The PEOPLE, etc., respondent, v. Anthony FOX, appellant.

Decided: October 25, 2004

FRED T. SANTUCCI, J.P., THOMAS A. ADAMS, WILLIAM F. MASTRO, and ROBERT A. SPOLZINO, JJ. Lynn W.L. Fahey, New York, N.Y. (Alexis A. Ascher of counsel), for appellant. Charles J. Hynes, District Attorney, Brooklyn, N.Y. (Leonard Joblove, Joyce Slevin, and Richard Schmedake of counsel), for respondent.
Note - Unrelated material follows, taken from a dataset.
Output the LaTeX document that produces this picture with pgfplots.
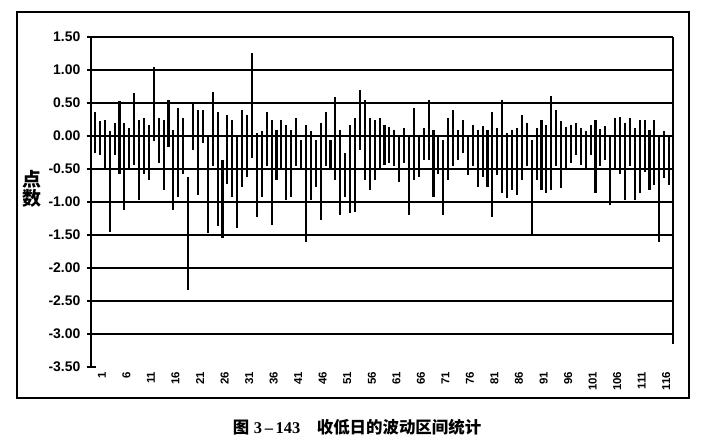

Appeal by the defendant from a judgment of the Supreme Court, Kings County (Chambers, J.), rendered March 27, 2003, convicting him of robbery in the first degree (two counts) and burglary in the second degree, upon a jury verdict, and imposing sentence.   The appeal brings up for review the denial, after a hearing (Reichbach, J.), of that branch of the defendant's omnibus motion which was to suppress identification testimony.
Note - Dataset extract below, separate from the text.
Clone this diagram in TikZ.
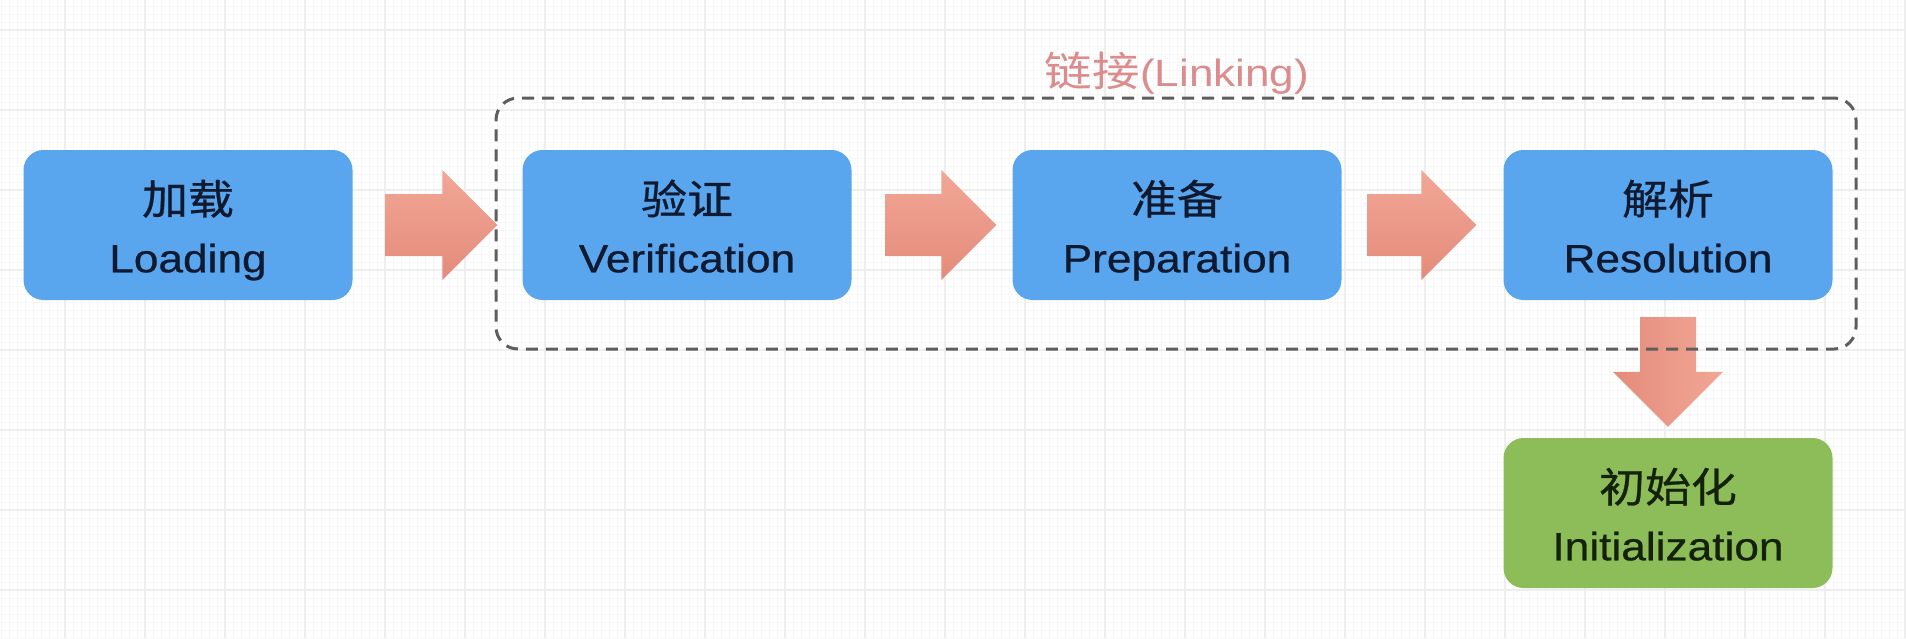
\documentclass[tikz,border=0pt]{standalone}
\usepackage{fontspec}
\setmainfont[FakeBold=0.6,AutoFakeBold=0.6]{Liberation Sans}
\newfontfamily\cjk[AutoFakeBold=0.6]{Noto Sans CJK SC}
\newfontfamily\cjklight{Noto Sans CJK SC}
\newfontfamily\latinlight{Liberation Sans}
\usetikzlibrary{calc}

\definecolor{boxblue}{HTML}{5AA6EE}
\definecolor{boxgreen}{HTML}{8DBD59}
\definecolor{txtblue}{HTML}{0F1A30}
\definecolor{txtgreen}{HTML}{14210B}
\definecolor{arrlight}{HTML}{F2A796}
\definecolor{arrdark}{HTML}{E48B7B}
\definecolor{dashgray}{HTML}{5E5E5E}
\definecolor{linkred}{HTML}{DC8C8C}
\definecolor{gridminor}{HTML}{F7F7F7}
\definecolor{gridmajor}{HTML}{EEEEEE}

\newcommand{\boxtext}[2]{\scalebox{1.12}[1]{\fontsize{39.5}{58}\selectfont\begin{tabular}{@{}c@{}}\rule{0pt}{54pt}{\cjk\fontsize{41}{58}\selectfont\bfseries #1}\\ \bfseries #2\end{tabular}}}

\newcommand{\harrow}[2]{\path[harr] let \p1=#1, \p2=#2 in
  (\x1,\y1+31pt) -- (\x2-55pt,\y1+31pt) -- (\x2-55pt,\y1+55pt) -- (\x2,\y1)
  -- (\x2-55pt,\y1-55pt) -- (\x2-55pt,\y1-31pt) -- (\x1,\y1-31pt) -- cycle;}
\newcommand{\varrow}[2]{\path[varr] let \p1=#1, \p2=#2 in
  (\x1-28pt,\y1) -- (\x1-28pt,\y2+55pt) -- (\x1-55pt,\y2+55pt) -- (\x1,\y2)
  -- (\x1+55pt,\y2+55pt) -- (\x1+28pt,\y2+55pt) -- (\x1+28pt,\y1) -- cycle;}

\begin{document}
\begin{tikzpicture}[x=1pt,y=-1pt,
  stage/.style={rounded corners=20pt, minimum width=329pt, minimum height=150pt,
    inner sep=0pt, fill=boxblue, text=txtblue},
  stagegreen/.style={stage, fill=boxgreen, text=txtgreen},
  harr/.style={top color=arrlight, bottom color=arrdark},
  varr/.style={left color=arrdark, right color=arrlight},
  linkbox/.style={draw=dashgray, line width=3pt, dash pattern=on 12pt off 8pt,
    rounded corners=22pt, minimum width=1360pt, minimum height=251pt, inner sep=0pt},
  minorgrid/.style={draw=gridminor, line width=0.7pt},
  majorgrid/.style={draw=gridmajor, line width=1.3pt}]

\useasboundingbox (0,0) rectangle (1906,638);
\fill[white] (0,0) rectangle (1906,638);
\foreach \i in {1,9,...,1906} \draw[minorgrid] (\i,0) -- (\i,638);
\foreach \j in {6,14,...,638} \draw[minorgrid] (0,\j) -- (1906,\j);
\foreach \i in {65,145,...,1906} \draw[majorgrid] (\i,0) -- (\i,638);
\foreach \j in {30,110,...,638} \draw[majorgrid] (0,\j) -- (1906,\j);

\node[stage] (load)  at (188,225)  {\boxtext{加载}{Loading}};
\node[stage] (verif) at (687,225)  {\boxtext{验证}{Verification}};
\node[stage] (prep)  at (1177,225) {\boxtext{准备}{Preparation}};
\node[stage] (resol) at (1668,225) {\boxtext{解析}{Resolution}};
\node[stagegreen] (init) at (1668,513) {\boxtext{初始化}{Initialization}};

\harrow{($(load.east)+(33,0)$)}{($(verif.west)+(-25,0)$)}
\harrow{($(verif.east)+(34,0)$)}{($(prep.west)+(-16,0)$)}
\harrow{($(prep.east)+(26,0)$)}{($(resol.west)+(-27,0)$)}
\varrow{($(resol.south)+(0,17)$)}{($(init.north)+(0,-11)$)}

\node[linkbox] (link) at (1176,223.5) {};
\node[text=linkred, inner sep=0pt] (linklabel) at (1177,73)
  {\scalebox{1.16}[1]{\latinlight\fontsize{38}{46}\selectfont{\cjklight\fontsize{41}{46}\selectfont 链接}(Linking)}};
\end{tikzpicture}
\end{document}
ORDERED that the judgment is affirmed.

 The defendant argues that the hearing court erred in denying his request to call the two complaining witnesses to testify at a continued Wade hearing (see United States v. Wade, 388 U.S. 218, 87 S.Ct. 1926, 18 L.Ed.2d 1149).   The defendant was apprehended leaving the complainants' apartment building in possession of one complainant's coat and the other complainant's telephone.   The police immediately conducted a showup at which the two complainants identified the defendant.
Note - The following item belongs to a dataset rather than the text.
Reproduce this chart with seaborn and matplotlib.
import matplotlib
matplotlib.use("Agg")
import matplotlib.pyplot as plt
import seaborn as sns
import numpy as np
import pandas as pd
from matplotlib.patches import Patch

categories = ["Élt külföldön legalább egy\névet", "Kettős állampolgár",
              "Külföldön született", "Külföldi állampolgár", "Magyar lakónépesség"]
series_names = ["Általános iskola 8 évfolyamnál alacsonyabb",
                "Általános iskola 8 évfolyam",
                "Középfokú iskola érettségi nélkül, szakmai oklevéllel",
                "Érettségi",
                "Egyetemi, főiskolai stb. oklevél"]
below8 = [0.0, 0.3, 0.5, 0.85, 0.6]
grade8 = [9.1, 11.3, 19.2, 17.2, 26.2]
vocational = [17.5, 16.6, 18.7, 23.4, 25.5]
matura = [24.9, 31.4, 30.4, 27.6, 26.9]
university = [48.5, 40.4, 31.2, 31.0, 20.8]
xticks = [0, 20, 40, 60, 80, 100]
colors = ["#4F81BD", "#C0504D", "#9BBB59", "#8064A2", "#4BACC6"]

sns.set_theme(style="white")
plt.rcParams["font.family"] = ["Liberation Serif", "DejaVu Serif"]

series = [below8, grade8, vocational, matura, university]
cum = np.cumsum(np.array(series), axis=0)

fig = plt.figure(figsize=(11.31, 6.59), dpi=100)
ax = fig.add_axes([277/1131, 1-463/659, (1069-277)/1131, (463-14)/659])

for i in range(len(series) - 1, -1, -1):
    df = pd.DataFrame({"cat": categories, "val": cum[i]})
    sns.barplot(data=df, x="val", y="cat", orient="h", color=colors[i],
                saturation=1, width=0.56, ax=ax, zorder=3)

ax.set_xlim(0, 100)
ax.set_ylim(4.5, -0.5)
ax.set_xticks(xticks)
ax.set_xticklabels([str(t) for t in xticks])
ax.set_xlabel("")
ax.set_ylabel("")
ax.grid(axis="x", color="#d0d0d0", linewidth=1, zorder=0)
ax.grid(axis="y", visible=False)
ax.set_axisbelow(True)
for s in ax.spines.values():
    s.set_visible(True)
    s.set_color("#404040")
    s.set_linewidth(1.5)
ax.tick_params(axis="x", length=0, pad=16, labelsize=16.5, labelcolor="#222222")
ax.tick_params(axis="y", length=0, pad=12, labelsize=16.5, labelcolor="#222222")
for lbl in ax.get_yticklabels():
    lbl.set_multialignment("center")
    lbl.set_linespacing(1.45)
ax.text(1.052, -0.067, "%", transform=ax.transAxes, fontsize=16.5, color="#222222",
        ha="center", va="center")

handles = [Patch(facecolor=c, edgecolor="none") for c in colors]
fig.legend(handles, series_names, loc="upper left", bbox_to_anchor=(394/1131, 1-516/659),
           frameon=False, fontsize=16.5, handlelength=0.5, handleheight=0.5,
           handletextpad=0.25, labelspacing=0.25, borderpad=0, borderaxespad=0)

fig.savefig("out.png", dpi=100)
 Showups conducted in close temporal and spatial proximity to the commission of the crime being investigated are generally permissible (see People v. Duuvon, 77 N.Y.2d 541, 569 N.Y.S.2d 346, 571 N.E.2d 654;  People v. Holley, 205 A.D.2d 638, 613 N.Y.S.2d 232).   Here, the simultaneous viewing of the defendant by two complainants did not render the showup impermissible given the exigent circumstances of this case (see People v. Love, 57 N.Y.2d 1023, 1024-1025, 457 N.Y.S.2d 474, 443 N.E.2d 948;  People v. Cleon, 281 A.D.2d 554, 555, 721 N.Y.S.2d 812).   The fact that the complainants viewed the defendant in the presence of recovered property did not render the procedure unduly suggestive (see People v. Hawkins, 188 A.D.2d 616, 617, 591 N.Y.S.2d 75).   Further, even if, as the defendant maintains, one of the officers asked the complainants if the defendant was the man who harassed them, the identification was not thereby rendered unduly suggestive (see People v. Sharpe, 259 A.D.2d 639, 639, 687 N.Y.S.2d 652;  People v. Jenkins, 205 A.D.2d 642, 642-643, 613 N.Y.S.2d 411;  People v. Stafford, 215 A.D.2d 212, 213, 626 N.Y.S.2d 763).   Contrary to the defendant's contention, it is immaterial whether the defendant stood inside the apartment or in the hallway when the identification took place.

Accordingly, the hearing court properly denied the defendant's request to call the complainants to testify at the hearing.   The defendant did not raise any substantial issues regarding the constitutionality of the identifications, the People's evidence was not notably incomplete, and the defendant did not otherwise establish a need for the witnesses' testimony (see People v. Scott, 290 A.D.2d 522, 736 N.Y.S.2d 691;  People v. Padilla, 219 A.D.2d 688, 631 N.Y.S.2d 408).